General Court overturns the Commission's fine in EURIBOR cartel

10.9.2019

In 2016, the European Commission fined three global banks for their participation in an interest rate derivatives cartel. The General Court has now annulled the fine imposed on one of the banks, HSBC, on the ground that the Commission’s reasoning when calculating the amount of the fine was insufficient.

General Court’s decision of 24 September 2019 in case T-105/17, HSBC vs the Commission


By assistant attorney Simon Christensen


On 24 September 2019, the General Court annulled the fine imposed by the Commission on HSBC, amounting to EUR 33.6 million, on the ground that the reasons given by the Commission when determining the amount of the fine were insufficient. However, HSBC did not succeed in its claim that HSBC’s behaviour did not amount to a competition law infringement at all.

The EURIBOR cartel

On 7 December 2016, the European Commission imposed fines on three international banks - Crédit Agricole, HSBC and JP Morgan Chase. The banks were fined EUR 485 million in aggregate for having fixed the price of the EURIBOR rate and for having exchanged confidential information. Read more about the Commission’s decision in one of our previous news articles.
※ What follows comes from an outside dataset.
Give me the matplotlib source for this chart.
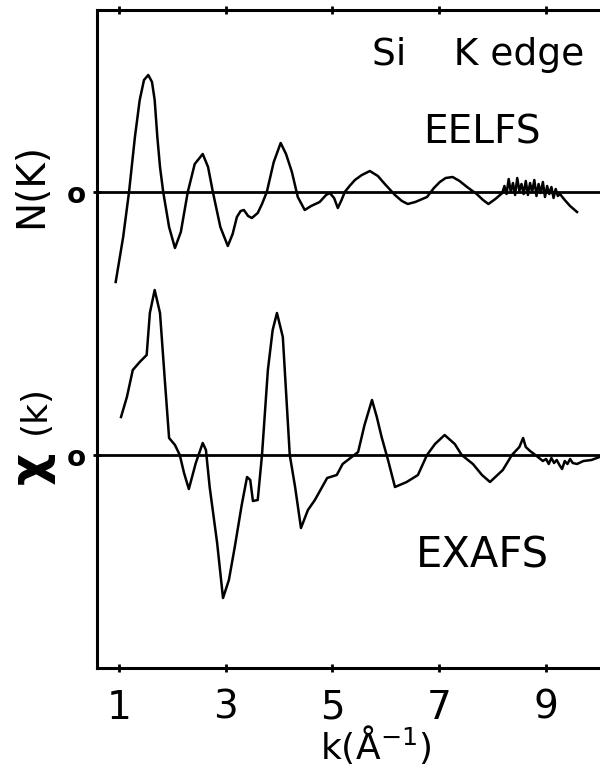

The Commission’s fine on HSBC amounted to EUR 33.6 million. Normally, such fine would be based on the cartel participant’s revenue in the last full financial year in which the participant was active in the cartel. In this case, however, the fine was based on the cash receipts generated by the cash flows that each bank received from their portfolio of Euro Interest Rate Derivatives. This amount was then reduced by a uniform factor for all cartel participants, intended to take into account i.a. that incoming payments were to be set off against outgoing payments and that prices vary a lot.

The Court’s annulment of the fine

HSBC appealed the Commission’s decision to the General Court, disputing 1) that the infringement had as its object to restrict competition, 2) that HSBC had participated in the anti-competitive practices, and 3) that the Commission’s reasoning when calculating the amount of the fine was sufficient.

The Court agreed with the Commission that the infringement had as its object to restrict competition, and that HSBC had participated in the anti-competitive practices. As for the determination of the fine level, however, the Court agreed with HSBC that the reasoning applied by Commission for the cash flow reduction factor was inadequate.

In these circumstances, the General Court annulled the Commission’s fine. For a fined party to be able to assess whether the basis of the fine is correct or whether it may be disputed, the reasoning applied must be sufficiently clear. That is what is reflected in the General Court’s decision.